▶ Stated problem
Records follow. Select each line holding "code".

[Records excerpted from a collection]

▼▼▼

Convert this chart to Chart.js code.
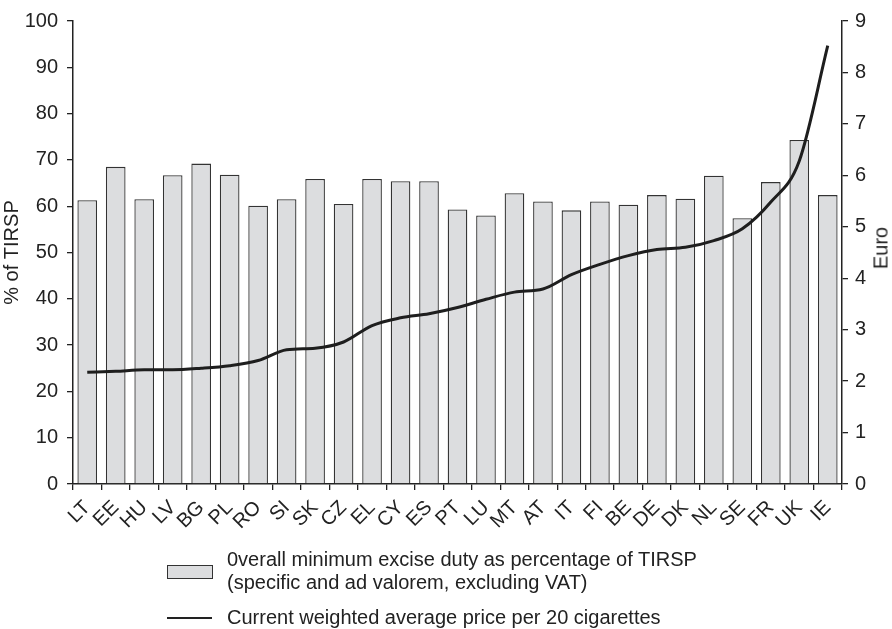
<!DOCTYPE html>
<html>
<head>
<meta charset="utf-8">
<script src="https://cdn.jsdelivr.net/npm/chart.js@4"></script>
<style>
  html, body { margin:0; padding:0; background:#fff; }
  #wrap { position:relative; width:892px; height:629px; font-family:"Liberation Sans", Arial, sans-serif; color:#222; }
  canvas { position:absolute; left:0; top:0; }
  .lg { position:absolute; font-size:20px; line-height:23px; color:#222; white-space:nowrap; }
  #euro { position:absolute; left:881px; top:248px; font-size:20px; transform:translate(-50%,-50%) rotate(-90deg); white-space:nowrap; color:#222; }
  #sw1 { position:absolute; left:167px; top:565px; width:44px; height:12px; background:#dcdddf; border:1.5px solid #333; }
  #sw2 { position:absolute; left:167px; top:617px; width:45px; height:0; border-top:2.5px solid #222; }
</style>
</head>
<body>
<div id="wrap">
  <canvas id="c" width="892" height="629"></canvas>
  <div id="euro">Euro</div>
  <div id="sw1"></div>
  <div class="lg" style="left:227px; top:548px;">0verall minimum excise duty as percentage of TIRSP<br>(specific and ad valorem, excluding VAT)</div>
  <div id="sw2"></div>
  <div class="lg" style="left:227px; top:606px;">Current weighted average price per 20 cigarettes</div>
</div>
<script>
const categories = ["LT","EE","HU","LV","BG","PL","RO","SI","SK","CZ","EL","CY","ES","PT","LU","MT","AT","IT","FI","BE","DE","DK","NL","SE","FR","UK","IE"];
const exciseShare = [61.3,68.5,61.5,66.7,69.2,66.8,60.1,61.5,65.9,60.5,65.9,65.4,65.4,59.3,58.0,62.8,61.0,59.1,61.0,60.3,62.4,61.6,66.6,57.4,65.2,74.3,62.4];
const avgPrice = [2.17,2.19,2.22,2.22,2.25,2.30,2.40,2.61,2.64,2.76,3.08,3.23,3.31,3.43,3.59,3.73,3.79,4.07,4.27,4.44,4.56,4.60,4.73,4.96,5.48,6.28,8.52];
const leftTicks = [0,10,20,30,40,50,60,70,80,90,100];
const rightTicks = [0,1,2,3,4,5,6,7,8,9];

const FONT = {family:"'Liberation Sans', Arial, sans-serif", size:20};
const AX = '#222';

new Chart(document.getElementById('c'), {
  data: {
    labels: categories,
    datasets: [
      { type:'line', label:'Current weighted average price per 20 cigarettes', data:avgPrice, yAxisID:'y1',
        borderColor:'#1e1e1e', borderWidth:3, pointRadius:0, cubicInterpolationMode:'monotone', order:0 },
      { type:'bar', label:'Overall minimum excise duty as percentage of TIRSP', data:exciseShare, yAxisID:'y',
        backgroundColor:'#dcdddf', borderColor:'#333', borderWidth:1.3, barPercentage:0.69, categoryPercentage:1.0, order:1 }
    ]
  },
  options: {
    responsive:false, animation:false,
    layout:{ padding:{ top:15, left:0, right:0, bottom:0 } },
    plugins:{ legend:{display:false}, tooltip:{enabled:false} },
    scales:{
      x:{
        offset:true,
        grid:{ display:true, drawOnChartArea:false, drawTicks:true, tickLength:6, color:AX, lineWidth:1.3, offset:true },
        border:{ color:AX, width:1.5 },
        ticks:{ color:AX, font:FONT, minRotation:45, maxRotation:45, autoSkip:false, padding:6 },
        afterFit(s){ s.height = 629 - 484; }
      },
      y:{
        position:'left', min:0, max:100,
        afterBuildTicks(s){ s.ticks = leftTicks.map(v=>({value:v})); },
        grid:{ drawOnChartArea:false, drawTicks:true, tickLength:6, color:AX, lineWidth:1.3 },
        border:{ color:AX, width:1.5 },
        ticks:{ color:AX, font:FONT, padding:9 },
        title:{ display:true, text:'% of TIRSP', color:AX, font:FONT, padding:{top:0,bottom:2} },
        afterFit(s){ s.width = 73; }
      },
      y1:{
        position:'right', min:0, max:9,
        afterBuildTicks(s){ s.ticks = rightTicks.map(v=>({value:v})); },
        grid:{ drawOnChartArea:false, drawTicks:true, tickLength:6, color:AX, lineWidth:1.3 },
        border:{ color:AX, width:1.5 },
        ticks:{ color:AX, font:FONT, padding:7 },
        afterFit(s){ s.width = 892 - 842; }
      }
    }
  }
});
</script>
</body>
</html>
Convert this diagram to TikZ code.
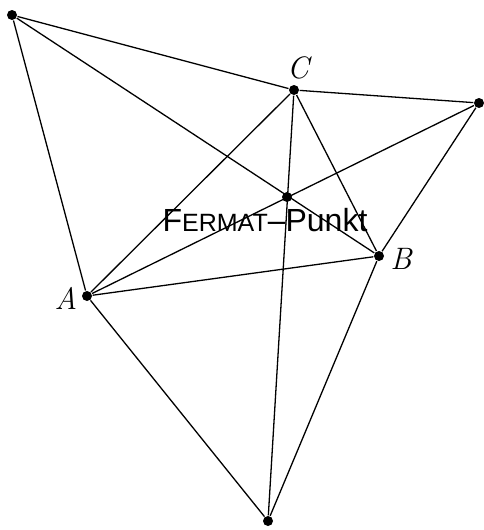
\documentclass[tikz,border=0pt]{standalone}
\usepackage{fontspec}
\newfontfamily\fermatfont{Liberation Sans}
\usetikzlibrary{positioning}

\begin{document}
\begin{tikzpicture}[x=1pt,y=-1pt,line width=1.3pt,
 pt/.style={circle,fill=black,inner sep=0pt,minimum size=10pt},
 lbl/.style={font=\fontsize{31}{31}\selectfont\itshape,inner sep=0pt}]
 \useasboundingbox (0,0) rectangle (483,530);
 % points
 \node[pt] (P) at (12,15) {};
 \node[pt] (C) at (294,90) {};
 \node[pt] (Q) at (479,103) {};
 \node[pt] (F) at (287,197) {};
 \node[pt] (B) at (379,256) {};
 \node[pt] (A) at (87,296) {};
 \node[pt] (R) at (268,521) {};
 % outer hexagon
 \draw (P) -- (C) -- (Q) -- (B) -- (R) -- (A) -- (P);
 % triangle
 \draw (A) -- (B) -- (C) -- (A);
 % lines through the Fermat point
 \draw (P) -- (B);
 \draw (Q) -- (A);
 \draw (C) -- (R);
 % labels
 \node[lbl] (lA) at (66,298) {A};
 \node[lbl] (lB) at (401,259) {B};
 \node[lbl] (lC) at (298,68) {C};
 \node[anchor=base,inner sep=0pt] (lF) at (265,231)
  {\fermatfont\fontsize{32}{32}\selectfont F\fontsize{25}{25}\selectfont ERMAT\fontsize{32}{32}\selectfont –Punkt};
\end{tikzpicture}
\end{document}
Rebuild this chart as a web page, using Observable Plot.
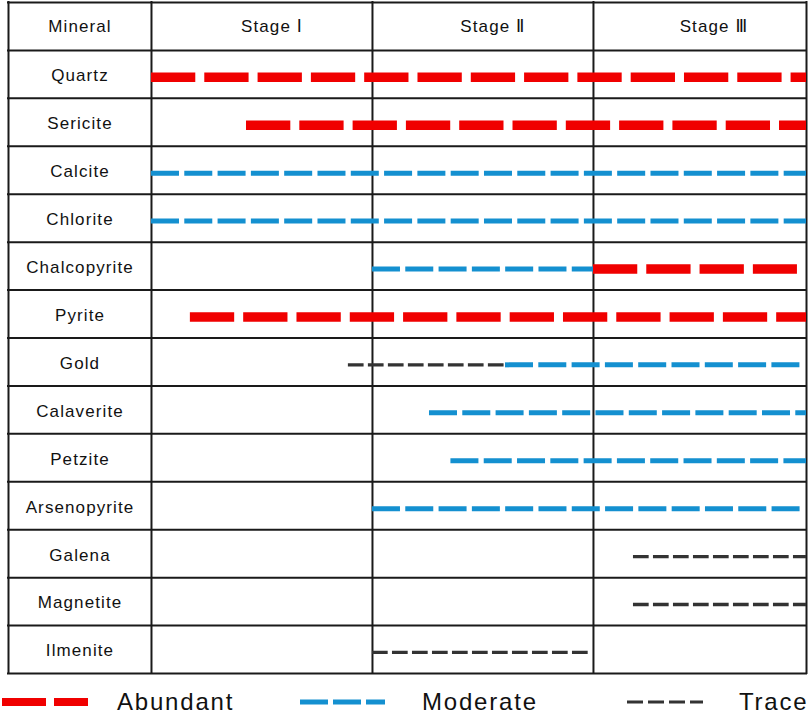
<!DOCTYPE html>
<html>
<head>
<meta charset="utf-8">
<script src="https://cdn.jsdelivr.net/npm/d3@7"></script>
<script src="https://cdn.jsdelivr.net/npm/@observablehq/plot@0.6"></script>
<style>
  html, body { margin: 0; padding: 0; background: #fff; }
  #chart svg text { letter-spacing: 1.1px; }
  #legend text { letter-spacing: 1.8px; }
</style>
</head>
<body>
<div id="chart"></div>
<div id="legend"></div>
<script>
// ---- data ----
const minerals = ["Quartz","Sericite","Calcite","Chlorite","Chalcopyrite","Pyrite","Gold","Calaverite","Petzite","Arsenopyrite","Galena","Magnetite","Ilmenite"];
const headerLabels = ["Mineral","Stage Ⅰ","Stage Ⅱ","Stage Ⅲ"];
const levels = ["Abundant","Moderate","Trace"];
// stage units: 0 = start of Stage I, 1 = start of Stage II, 2 = start of Stage III
const tableEnd = 2.964;   // visible right edge of Stage III column
const tableStart = -0.647; // left edge of the Mineral column
const segMineral = ["Quartz","Sericite","Calcite","Chlorite","Chalcopyrite","Chalcopyrite","Pyrite","Gold","Gold","Calaverite","Petzite","Arsenopyrite","Galena","Magnetite","Ilmenite"];
const segLevel   = ["Abundant","Abundant","Moderate","Moderate","Moderate","Abundant","Abundant","Trace","Moderate","Moderate","Moderate","Moderate","Trace","Trace","Trace"];
const segStart   = [0, 0.43, 0, 0, 1, 2, 0.176, 0.891, 1.602, 1.258, 1.355, 1, 2.181, 2.181, 1];
const segEnd     = [tableEnd, tableEnd, tableEnd, tableEnd, 2, 2.923, tableEnd, 1.602, 2.95, tableEnd, tableEnd, 2.95, tableEnd, tableEnd, 1.986];

// ---- styles ----
const levelStyle = {
  Abundant: {stroke: "#f00000", width: 9.5, dash: "44.3,9"},
  Moderate: {stroke: "#1490d0", width: 5, dash: "28,5.3"},
  Trace:    {stroke: "#333333", width: 3.3, dash: "15.7,4.3"}
};
const font = "'Liberation Sans', Arial, 'DejaVu Sans', sans-serif";

const segments = segMineral.map((m, i) => ({
  mineral: m, row: minerals.indexOf(m) + 1, level: segLevel[i], start: segStart[i], end: segEnd[i]
}));
const rows = d3.range(0, minerals.length + 2);
const colEdges = [tableStart, 0, 1, 2, tableEnd];
const headers = headerLabels.map((t, i) => ({text: t, x: i === 0 ? (tableStart + 0) / 2 : i - 0.5}));
const labelRows = minerals.map((m, i) => ({text: m, row: i + 1}));

const chart = Plot.plot({
  width: 809,
  height: 680,
  marginLeft: 8,
  marginRight: 3,
  marginTop: 2,
  marginBottom: 7,
  x: {domain: [tableStart, tableEnd], axis: null},
  y: {domain: [0, minerals.length + 1], reverse: true, axis: null},
  style: {fontFamily: font, background: "#fff"},
  marks: [
    Plot.ruleY(rows, {y: d => d, x1: tableStart, x2: tableEnd, stroke: "#1a1a1a", strokeWidth: 2, strokeLinecap: "square"}),
    Plot.ruleX(colEdges, {x: d => d, y1: 0, y2: minerals.length + 1, stroke: "#1a1a1a", strokeWidth: 2, strokeLinecap: "square"}),
    ...levels.map(lv => Plot.ruleY(segments.filter(s => s.level === lv), {
      y: s => s.row + 0.56, x1: "start", x2: "end",
      stroke: levelStyle[lv].stroke, strokeWidth: levelStyle[lv].width, strokeDasharray: levelStyle[lv].dash
    })),
    Plot.text(headers.slice(0, 1), {x: "x", y: 0.5, text: "text", fontSize: 17, fill: "#111"}),
    Plot.text(headers.slice(1), {x: "x", y: 0.5, text: "text", fontSize: 17, fill: "#111", dx: 10}),
    Plot.text(labelRows, {x: (tableStart + 0) / 2, y: d => d.row + 0.53, text: "text", fontSize: 17, fill: "#111"})
  ]
});
document.getElementById("chart").appendChild(chart);

// ---- legend below the chart ----
const legendLayout = [
  {x1: 2, x2: 88, tx: 117, w: 8, dash: "44,8"},
  {x1: 300, x2: 385, tx: 422, w: 5, dash: "28,5"},
  {x1: 627, x2: 703, tx: 739, w: 3, dash: "16,5"}
];
const lsvg = d3.select("#legend").append("svg")
  .attr("width", 809).attr("height", 36).style("display", "block");
levels.forEach((lv, i) => {
  const L = legendLayout[i], s = levelStyle[lv];
  lsvg.append("line")
    .attr("x1", L.x1).attr("x2", L.x2).attr("y1", 22).attr("y2", 22)
    .attr("stroke", s.stroke)
    .attr("stroke-width", L.w)
    .attr("stroke-dasharray", L.dash);
  lsvg.append("text")
    .attr("x", L.tx).attr("y", 30)
    .attr("font-family", font).attr("font-size", 24).attr("fill", "#111")
    .text(lv);
});
</script>
</body>
</html>
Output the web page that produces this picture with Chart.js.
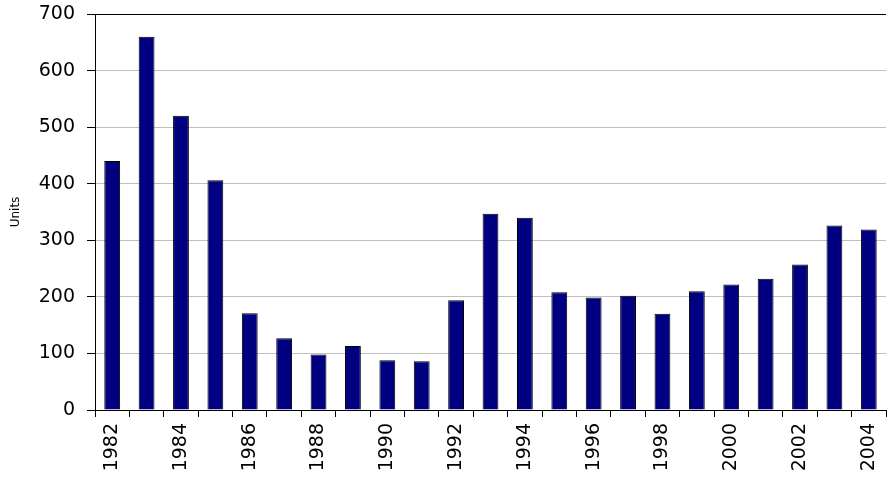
<!DOCTYPE html>
<html>
<head>
<meta charset="utf-8">
<script src="https://cdn.jsdelivr.net/npm/chart.js@4"></script>
<style>
  html, body { margin: 0; padding: 0; background: #fff; }
  #wrap { width: 889px; height: 483px; }
</style>
</head>
<body>
<div id="wrap"><canvas id="unitsChart"></canvas></div>
<script>
const years = ["1982", "1983", "1984", "1985", "1986", "1987", "1988", "1989",
    "1990", "1991", "1992", "1993", "1994", "1995", "1996", "1997", "1998",
    "1999", "2000", "2001", "2002", "2003", "2004"];
const units = [440, 660, 520, 406, 171, 127, 98, 113, 88, 86, 194, 347, 340,
    208, 199, 202, 170, 210, 222, 232, 257, 326, 319];
const yMax = 700;
const yStep = 100;

new Chart(document.getElementById("unitsChart"), {
    type: "bar",
    data: {
        labels: years,
        datasets: [
            {
                label: "Units",
                data: units,
                backgroundColor: "#000080",
                borderColor: "#000000",
                borderWidth: 1,
                barPercentage: 0.46,
                categoryPercentage: 1.0,
            },
        ],
    },
    options: {
        responsive: true,
        maintainAspectRatio: false,
        animation: false,
        layout: { padding: { top: 14, right: 3, left: 0, bottom: 0 } },
        plugins: {
            legend: { display: false },
            tooltip: { enabled: false },
        },
        scales: {
            x: {
                offset: true,
                grid: {
                    offset: true,
                    drawOnChartArea: false,
                    drawTicks: true,
                    tickLength: 7,
                    color: "#000000",
                },
                border: { color: "#000000", width: 1 },
                ticks: {
                    autoSkip: false,
                    maxRotation: 90,
                    minRotation: 90,
                    padding: 6,
                    color: "#000000",
                    font: { family: "DejaVu Sans", size: 19 },
                    callback: (v, i) => (i % 2 === 0 ? years[i] : ""),
                },
                afterFit: (scale) => {
                    scale.height = 73;
                    scale.paddingLeft = 0;
                    scale.paddingRight = 0;
                },
            },
            y: {
                min: 0,
                max: yMax,
                ticks: {
                    stepSize: yStep,
                    padding: 12,
                    color: "#000000",
                    font: { family: "DejaVu Sans", size: 19 },
                },
                grid: {
                    tickLength: 8,
                    color: (ctx) => (ctx.tick && ctx.tick.value === yMax ? "#000000" : "#c0c0c0"),
                    tickColor: "#000000",
                },
                border: { color: "#000000", width: 1 },
                title: {
                    display: true,
                    text: "Units",
                    color: "#000000",
                    font: { family: "DejaVu Sans", size: 12 },
                    padding: { top: 9, bottom: 0 },
                },
                afterFit: (scale) => {
                    scale.width = 95;
                    scale.paddingTop = 0;
                    scale.paddingBottom = 0;
                },
            },
        },
    },
});
</script>
</body>
</html>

▲▲▲

▶ Response
Convert this chart to Chart.js code.
Convert this diagram to TikZ code.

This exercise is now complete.